The company had applied with the Missouri Department of Natural Resources to terminate its current site specific permits and convert to general permits at 11 CAFOs.
But earlier this month, a representative from the company emailed DNR to withdraw 10 of those applications. The Smithfield employee offered no explanation for the withdrawal or the decision to still pursue one of those general permits.
Smithfield did not provide a statement Friday afternoon.
Scott Dye, a research and reports specialist for the Socially Responsible Agriculture Project, said the withdrawal was “absolutely welcome news.”
“To us and to the families that live around them, it would be inconceivable to take Missouri’s absolute worst agriculture polluter in the state’s history and give them DNR’s weakest permit,” Dye said.
SRAP submitted dozens of pages of testimony against the proposed general permits and a “rap sheet” on Smithfield’s history in the state. Dye said giving Smithfield the more lenient permits “would have set a horrible precedent for all the big hog operators.”
“They’ve done nothing to earn any kind of consideration for anything but the strictest oversight,” he said.
In an email, Brian Quinn, a DNR spokesman, said the department had not yet rendered a decision about the 10 permits when it got the email from Smithfield asking to withdraw them.
In a meeting between department staff and Smithfield representatives, the topic of the permit applications and the public comments received was discussed,” Quinn said. “During that dialogue, the department indicated that all options were being considered and evaluated in response to the comments.
Smithfield’s CAFOs are known as class 1a facilities, the state’s largest category, which are allowed more than 17,500 swine over 55 pounds or 70,000 swine under 55 pounds — or some combination.
Only 18 of the state’s more than 500 CAFOs are Class 1A facilities, and right now, all are governed by site specific permits.
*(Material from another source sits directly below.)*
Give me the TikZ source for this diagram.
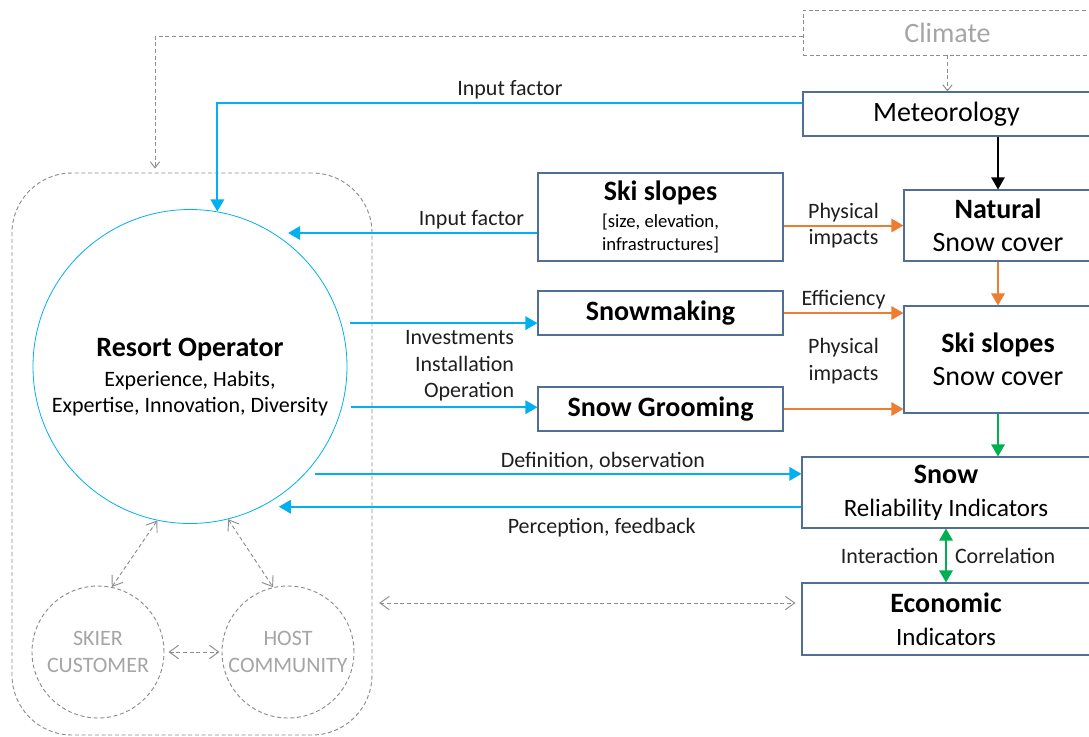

Moving them to general permits, environmental groups fear, would result in more lenient enforcement rather than tailoring it to the site.
And in the last decade, seven of the 11 CAFOs have been issued either a letter of warning or notice of violation for various environmental infractions, according to DNR’s online database.
Following the spill this spring, which occurred at Smithfield’s Somerset farm in Mercer County, DNR inspectors found ammonia in nearby bodies of water at 15, 20 or even 30 times the level considered safe for fish and wildlife. Photos included in an inspection report of the facility show water that’s nearly black, and the inspector reported a strong swine stench.
In 2015, the company’s Terre Haute farm had multiple spills affecting neighboring property and was issued two letters of warning. And in 2016, the farm received another warning after an inspector observed blood trickling from a truck meant to haul off dead hogs and other troubling findings.
“I observed trash in each lagoon, which was primarily made up of semen tubes, aerosol cans, and hog markers… I observed at least 25 dead pigs in the lagoon at Site #1 and at least 20 in the lagoon at Site #3,” an inspection report about the incident says.
Across all the farms, it’s not uncommon for plumbing lines meant to carry hog manure and wastewater from the bottom of barns into the lagoon to get clogged, resulting in spills that are then collected in a backup or “secondary” containment.
DNR will analyze the company’s applications to renew its site specific permits rather than switch to general permits and post them for public comment. Three of the permits expire at the end of the year, and DNR plans to post those first.
Information about the permits will be available on DNR’s website.